# Problem details
For this exercise, repeat all of the material verbatim apart from its images.
start
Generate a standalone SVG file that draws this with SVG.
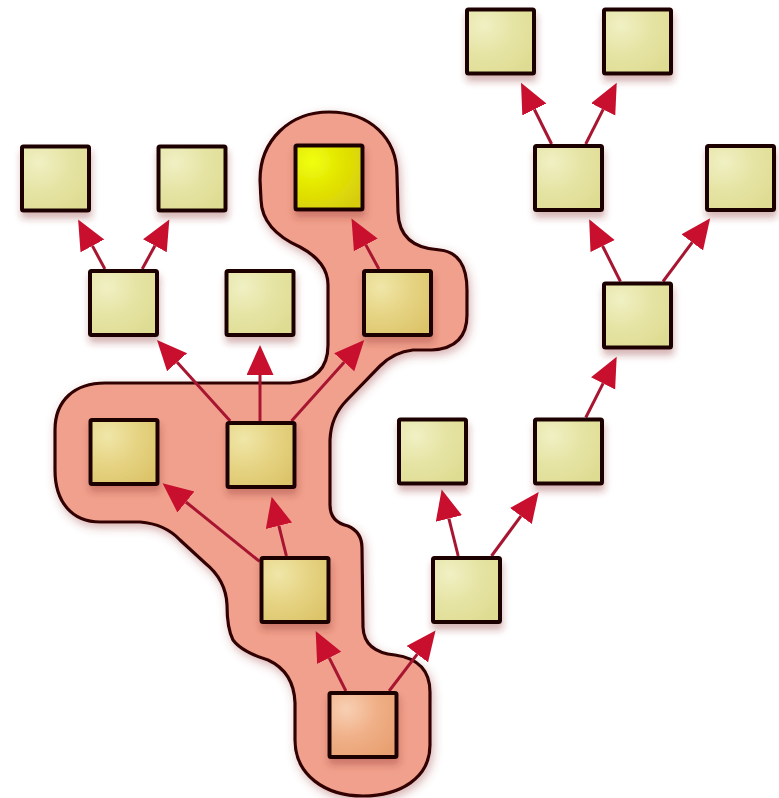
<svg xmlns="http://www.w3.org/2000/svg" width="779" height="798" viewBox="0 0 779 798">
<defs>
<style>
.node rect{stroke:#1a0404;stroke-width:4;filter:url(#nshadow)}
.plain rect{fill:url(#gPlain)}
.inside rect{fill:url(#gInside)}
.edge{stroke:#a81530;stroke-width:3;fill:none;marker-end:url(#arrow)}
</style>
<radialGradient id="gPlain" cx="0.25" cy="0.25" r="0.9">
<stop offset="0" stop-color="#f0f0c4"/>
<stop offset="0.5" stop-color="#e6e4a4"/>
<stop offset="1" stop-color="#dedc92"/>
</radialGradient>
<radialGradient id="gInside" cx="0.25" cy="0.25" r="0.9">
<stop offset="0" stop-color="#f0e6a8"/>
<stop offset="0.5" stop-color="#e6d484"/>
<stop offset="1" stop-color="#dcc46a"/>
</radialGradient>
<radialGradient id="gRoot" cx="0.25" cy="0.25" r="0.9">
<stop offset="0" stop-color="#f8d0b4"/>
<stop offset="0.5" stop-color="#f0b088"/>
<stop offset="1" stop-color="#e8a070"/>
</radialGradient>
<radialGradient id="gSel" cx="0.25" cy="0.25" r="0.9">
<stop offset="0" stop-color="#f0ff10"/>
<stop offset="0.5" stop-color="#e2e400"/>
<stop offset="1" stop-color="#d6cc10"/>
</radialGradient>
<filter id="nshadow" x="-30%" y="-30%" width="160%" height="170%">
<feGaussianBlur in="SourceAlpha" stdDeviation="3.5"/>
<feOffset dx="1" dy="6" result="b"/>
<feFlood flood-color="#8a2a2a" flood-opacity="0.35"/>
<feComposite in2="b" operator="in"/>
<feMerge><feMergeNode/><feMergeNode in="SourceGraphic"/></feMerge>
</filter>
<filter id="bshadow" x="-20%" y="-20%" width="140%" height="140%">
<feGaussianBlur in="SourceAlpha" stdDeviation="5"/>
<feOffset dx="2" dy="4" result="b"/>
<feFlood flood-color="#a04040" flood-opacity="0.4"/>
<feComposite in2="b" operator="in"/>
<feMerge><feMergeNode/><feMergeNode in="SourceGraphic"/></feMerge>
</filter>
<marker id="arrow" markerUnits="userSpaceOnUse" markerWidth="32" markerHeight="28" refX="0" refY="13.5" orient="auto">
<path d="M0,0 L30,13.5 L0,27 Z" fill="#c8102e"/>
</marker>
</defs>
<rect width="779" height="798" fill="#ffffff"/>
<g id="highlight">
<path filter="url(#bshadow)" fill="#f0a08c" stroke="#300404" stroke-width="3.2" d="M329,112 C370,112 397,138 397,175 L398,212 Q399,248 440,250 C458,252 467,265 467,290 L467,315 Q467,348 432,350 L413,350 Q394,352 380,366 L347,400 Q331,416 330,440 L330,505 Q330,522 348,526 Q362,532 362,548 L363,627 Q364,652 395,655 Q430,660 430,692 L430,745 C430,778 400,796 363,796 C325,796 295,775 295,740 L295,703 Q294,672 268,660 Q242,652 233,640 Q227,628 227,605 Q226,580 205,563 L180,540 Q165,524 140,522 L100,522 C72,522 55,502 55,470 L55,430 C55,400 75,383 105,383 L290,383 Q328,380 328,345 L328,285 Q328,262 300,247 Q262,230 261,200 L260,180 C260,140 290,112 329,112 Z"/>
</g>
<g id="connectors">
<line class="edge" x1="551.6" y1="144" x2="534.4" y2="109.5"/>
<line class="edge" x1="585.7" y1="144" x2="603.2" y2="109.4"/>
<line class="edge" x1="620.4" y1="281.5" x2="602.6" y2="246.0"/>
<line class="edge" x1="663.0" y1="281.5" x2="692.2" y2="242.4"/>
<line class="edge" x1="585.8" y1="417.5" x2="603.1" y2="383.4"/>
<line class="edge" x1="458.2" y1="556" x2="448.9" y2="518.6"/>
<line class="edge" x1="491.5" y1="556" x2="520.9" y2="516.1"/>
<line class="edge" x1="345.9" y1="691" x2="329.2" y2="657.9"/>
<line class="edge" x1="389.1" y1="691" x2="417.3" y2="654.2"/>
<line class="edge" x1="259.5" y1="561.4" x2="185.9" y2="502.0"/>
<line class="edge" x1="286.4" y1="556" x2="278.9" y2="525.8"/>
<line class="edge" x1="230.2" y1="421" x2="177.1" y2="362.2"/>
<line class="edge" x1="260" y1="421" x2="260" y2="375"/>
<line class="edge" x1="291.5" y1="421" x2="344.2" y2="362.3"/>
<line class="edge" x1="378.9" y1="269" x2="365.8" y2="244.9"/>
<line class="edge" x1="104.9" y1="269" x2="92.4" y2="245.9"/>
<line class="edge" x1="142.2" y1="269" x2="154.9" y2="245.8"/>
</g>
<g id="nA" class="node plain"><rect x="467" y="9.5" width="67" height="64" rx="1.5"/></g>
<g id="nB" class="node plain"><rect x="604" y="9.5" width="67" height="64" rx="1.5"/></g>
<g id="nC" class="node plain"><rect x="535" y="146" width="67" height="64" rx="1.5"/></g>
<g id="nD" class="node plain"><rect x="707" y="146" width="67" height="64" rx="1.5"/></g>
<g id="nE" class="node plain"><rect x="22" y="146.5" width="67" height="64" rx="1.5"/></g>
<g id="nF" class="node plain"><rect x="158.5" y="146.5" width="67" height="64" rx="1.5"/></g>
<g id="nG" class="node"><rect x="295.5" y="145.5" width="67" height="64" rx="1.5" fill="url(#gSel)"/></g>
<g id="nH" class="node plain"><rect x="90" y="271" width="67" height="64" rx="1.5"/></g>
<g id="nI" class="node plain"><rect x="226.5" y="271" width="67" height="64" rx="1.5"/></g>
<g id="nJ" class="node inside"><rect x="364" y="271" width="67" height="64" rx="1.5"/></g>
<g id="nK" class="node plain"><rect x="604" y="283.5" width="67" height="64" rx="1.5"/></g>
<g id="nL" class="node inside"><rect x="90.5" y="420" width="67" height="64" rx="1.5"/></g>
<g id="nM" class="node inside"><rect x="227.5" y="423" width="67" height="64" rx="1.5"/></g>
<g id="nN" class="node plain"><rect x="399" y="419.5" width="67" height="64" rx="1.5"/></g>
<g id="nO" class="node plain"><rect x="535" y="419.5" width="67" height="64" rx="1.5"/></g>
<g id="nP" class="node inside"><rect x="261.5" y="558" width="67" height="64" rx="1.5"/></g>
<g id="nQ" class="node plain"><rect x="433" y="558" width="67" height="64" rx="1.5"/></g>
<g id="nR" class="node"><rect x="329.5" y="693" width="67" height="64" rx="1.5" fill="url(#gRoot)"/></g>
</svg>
end
# Task response
Generate a standalone SVG file that draws this with SVG.
<svg xmlns="http://www.w3.org/2000/svg" width="779" height="798" viewBox="0 0 779 798">
<defs>
<style>
.node rect{stroke:#1a0404;stroke-width:4;filter:url(#nshadow)}
.plain rect{fill:url(#gPlain)}
.inside rect{fill:url(#gInside)}
.edge{stroke:#a81530;stroke-width:3;fill:none;marker-end:url(#arrow)}
</style>
<radialGradient id="gPlain" cx="0.25" cy="0.25" r="0.9">
<stop offset="0" stop-color="#f0f0c4"/>
<stop offset="0.5" stop-color="#e6e4a4"/>
<stop offset="1" stop-color="#dedc92"/>
</radialGradient>
<radialGradient id="gInside" cx="0.25" cy="0.25" r="0.9">
<stop offset="0" stop-color="#f0e6a8"/>
<stop offset="0.5" stop-color="#e6d484"/>
<stop offset="1" stop-color="#dcc46a"/>
</radialGradient>
<radialGradient id="gRoot" cx="0.25" cy="0.25" r="0.9">
<stop offset="0" stop-color="#f8d0b4"/>
<stop offset="0.5" stop-color="#f0b088"/>
<stop offset="1" stop-color="#e8a070"/>
</radialGradient>
<radialGradient id="gSel" cx="0.25" cy="0.25" r="0.9">
<stop offset="0" stop-color="#f0ff10"/>
<stop offset="0.5" stop-color="#e2e400"/>
<stop offset="1" stop-color="#d6cc10"/>
</radialGradient>
<filter id="nshadow" x="-30%" y="-30%" width="160%" height="170%">
<feGaussianBlur in="SourceAlpha" stdDeviation="3.5"/>
<feOffset dx="1" dy="6" result="b"/>
<feFlood flood-color="#8a2a2a" flood-opacity="0.35"/>
<feComposite in2="b" operator="in"/>
<feMerge><feMergeNode/><feMergeNode in="SourceGraphic"/></feMerge>
</filter>
<filter id="bshadow" x="-20%" y="-20%" width="140%" height="140%">
<feGaussianBlur in="SourceAlpha" stdDeviation="5"/>
<feOffset dx="2" dy="4" result="b"/>
<feFlood flood-color="#a04040" flood-opacity="0.4"/>
<feComposite in2="b" operator="in"/>
<feMerge><feMergeNode/><feMergeNode in="SourceGraphic"/></feMerge>
</filter>
<marker id="arrow" markerUnits="userSpaceOnUse" markerWidth="32" markerHeight="28" refX="0" refY="13.5" orient="auto">
<path d="M0,0 L30,13.5 L0,27 Z" fill="#c8102e"/>
</marker>
</defs>
<rect width="779" height="798" fill="#ffffff"/>
<g id="highlight">
<path filter="url(#bshadow)" fill="#f0a08c" stroke="#300404" stroke-width="3.2" d="M329,112 C370,112 397,138 397,175 L398,212 Q399,248 440,250 C458,252 467,265 467,290 L467,315 Q467,348 432,350 L413,350 Q394,352 380,366 L347,400 Q331,416 330,440 L330,505 Q330,522 348,526 Q362,532 362,548 L363,627 Q364,652 395,655 Q430,660 430,692 L430,745 C430,778 400,796 363,796 C325,796 295,775 295,740 L295,703 Q294,672 268,660 Q242,652 233,640 Q227,628 227,605 Q226,580 205,563 L180,540 Q165,524 140,522 L100,522 C72,522 55,502 55,470 L55,430 C55,400 75,383 105,383 L290,383 Q328,380 328,345 L328,285 Q328,262 300,247 Q262,230 261,200 L260,180 C260,140 290,112 329,112 Z"/>
</g>
<g id="connectors">
<line class="edge" x1="551.6" y1="144" x2="534.4" y2="109.5"/>
<line class="edge" x1="585.7" y1="144" x2="603.2" y2="109.4"/>
<line class="edge" x1="620.4" y1="281.5" x2="602.6" y2="246.0"/>
<line class="edge" x1="663.0" y1="281.5" x2="692.2" y2="242.4"/>
<line class="edge" x1="585.8" y1="417.5" x2="603.1" y2="383.4"/>
<line class="edge" x1="458.2" y1="556" x2="448.9" y2="518.6"/>
<line class="edge" x1="491.5" y1="556" x2="520.9" y2="516.1"/>
<line class="edge" x1="345.9" y1="691" x2="329.2" y2="657.9"/>
<line class="edge" x1="389.1" y1="691" x2="417.3" y2="654.2"/>
<line class="edge" x1="259.5" y1="561.4" x2="185.9" y2="502.0"/>
<line class="edge" x1="286.4" y1="556" x2="278.9" y2="525.8"/>
<line class="edge" x1="230.2" y1="421" x2="177.1" y2="362.2"/>
<line class="edge" x1="260" y1="421" x2="260" y2="375"/>
<line class="edge" x1="291.5" y1="421" x2="344.2" y2="362.3"/>
<line class="edge" x1="378.9" y1="269" x2="365.8" y2="244.9"/>
<line class="edge" x1="104.9" y1="269" x2="92.4" y2="245.9"/>
<line class="edge" x1="142.2" y1="269" x2="154.9" y2="245.8"/>
</g>
<g id="nA" class="node plain"><rect x="467" y="9.5" width="67" height="64" rx="1.5"/></g>
<g id="nB" class="node plain"><rect x="604" y="9.5" width="67" height="64" rx="1.5"/></g>
<g id="nC" class="node plain"><rect x="535" y="146" width="67" height="64" rx="1.5"/></g>
<g id="nD" class="node plain"><rect x="707" y="146" width="67" height="64" rx="1.5"/></g>
<g id="nE" class="node plain"><rect x="22" y="146.5" width="67" height="64" rx="1.5"/></g>
<g id="nF" class="node plain"><rect x="158.5" y="146.5" width="67" height="64" rx="1.5"/></g>
<g id="nG" class="node"><rect x="295.5" y="145.5" width="67" height="64" rx="1.5" fill="url(#gSel)"/></g>
<g id="nH" class="node plain"><rect x="90" y="271" width="67" height="64" rx="1.5"/></g>
<g id="nI" class="node plain"><rect x="226.5" y="271" width="67" height="64" rx="1.5"/></g>
<g id="nJ" class="node inside"><rect x="364" y="271" width="67" height="64" rx="1.5"/></g>
<g id="nK" class="node plain"><rect x="604" y="283.5" width="67" height="64" rx="1.5"/></g>
<g id="nL" class="node inside"><rect x="90.5" y="420" width="67" height="64" rx="1.5"/></g>
<g id="nM" class="node inside"><rect x="227.5" y="423" width="67" height="64" rx="1.5"/></g>
<g id="nN" class="node plain"><rect x="399" y="419.5" width="67" height="64" rx="1.5"/></g>
<g id="nO" class="node plain"><rect x="535" y="419.5" width="67" height="64" rx="1.5"/></g>
<g id="nP" class="node inside"><rect x="261.5" y="558" width="67" height="64" rx="1.5"/></g>
<g id="nQ" class="node plain"><rect x="433" y="558" width="67" height="64" rx="1.5"/></g>
<g id="nR" class="node"><rect x="329.5" y="693" width="67" height="64" rx="1.5" fill="url(#gRoot)"/></g>
</svg>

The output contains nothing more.